Unemployment and opportunities
Johannesburg's inner-city streets bustle with commuters who weave between street vendors selling everything from wigs to hot meals on pavements in front of heritage buildings and degenerating high-rise apartment blocks.
But the area is also known for frequent muggings and municipal neglect evidenced through burst water pipes and piles of trash.
In central Johannesburg, there were 1,054 "contact crimes", such as rape, murder and assault between January and March this year alone, the latest police data shows.
About 33% of South Africans are jobless, making it the country with one of the world's highest unemployment rates, according to the International Monetary Fund.
The PES programme was announced in October 2020 when President Cyril Ramaphosa pledged to create much-needed jobs following losses during the pandemic.
Right now, funds for all PES programmes terminate in March 2024, with any possibility of continuation currently being assessed by the Treasury, said Philip.
The inner-city funding is designed to support dozens of "hero organisations in civil society", she said.
These include Clean City SA, a waste reduction and recycling charity, Water for the Future - a river clean-up project, and Sport for Social Change, which provides after-school sports training and lessons in life skills.
"Apartheid spatial planning means marginalised groups often live far from where they work, they spend a lot of time and money getting to jobs," said Deacon.
"These participants work where they live (so) they are reaping the benefits," she said, adding that inner-city property owners report noticing cleaner and safer streets.
'Investing in people'
But such government interventions are not meant to be long-term solutions to tackling unemployment, said Lauren Graham, director of the University of Johannesburg's Centre for Social Development in Africa.

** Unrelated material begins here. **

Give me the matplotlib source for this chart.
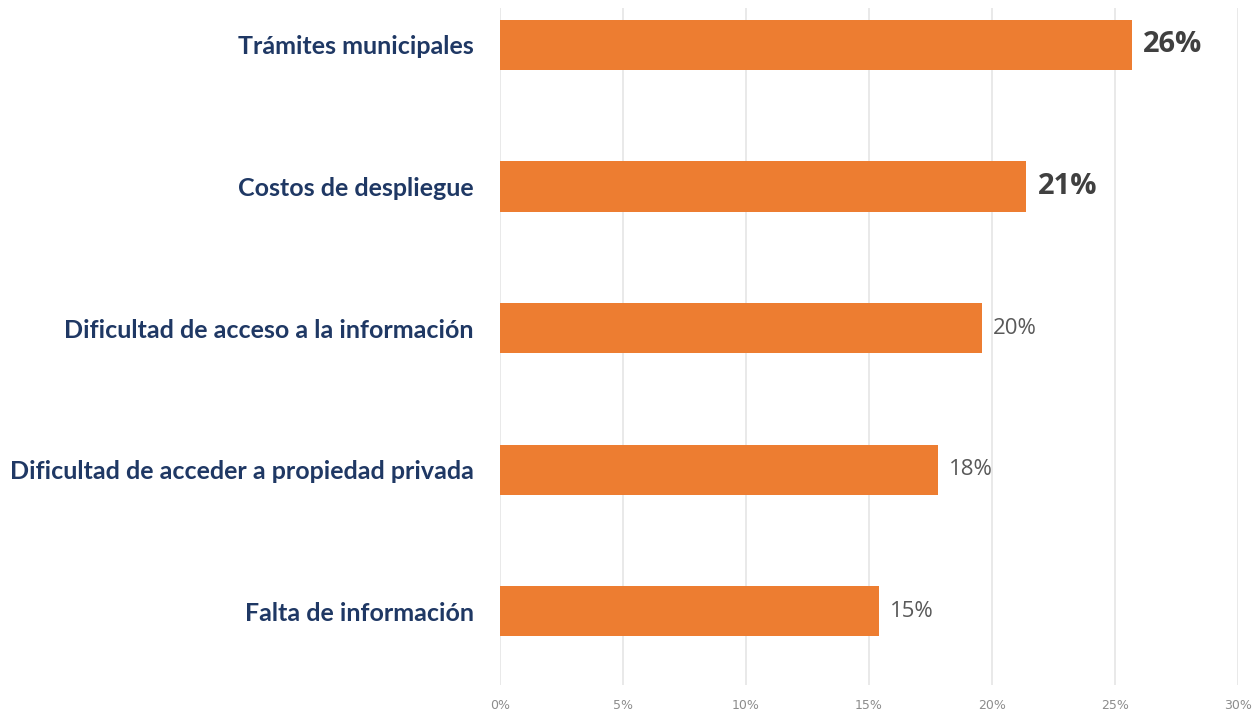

"They're meant to be work opportunities that allow an individual to gain skills...(and) a better foothold in the labour market," she said by email.
Even if short-lived, these programmes help "de-risk" youth unlikely to get jobs without prior work experience, said Philip.
JICP also points to examples of innovation by the local charities they help fund that will hopefully ensure their sustainability.
Water for the Future, for example, has secured training for 110 staff members to undergo permaculture and aquaponic lessons through the University of Johannesburg, with each participant gifted gardening tools and equipment.
They are also selling firewood and woven screens made from invasive plants to secure alternative forms of income and are seeking funding from other sources.
The Johannesburg Homelessness Network has trained dozens of individuals to farm and sell their produce to shelters in order to pay rent and get off the streets.
Many beneficiaries have gone on to find more permanent work elsewhere, said Deacon, showing how the presidential funding creates a "domino effect".
Romy Stander, founder of Water for the Future, said it was about "getting people's confidence back".
"We're investing in people so they can keep growing even if the funding runs out," she said.
This article was updated on Tuesday July 11, 2023 at 13:49 GMT to correct a name in paragraphs 1 and 12, and the description of organisation Boundless City in paragraph 2.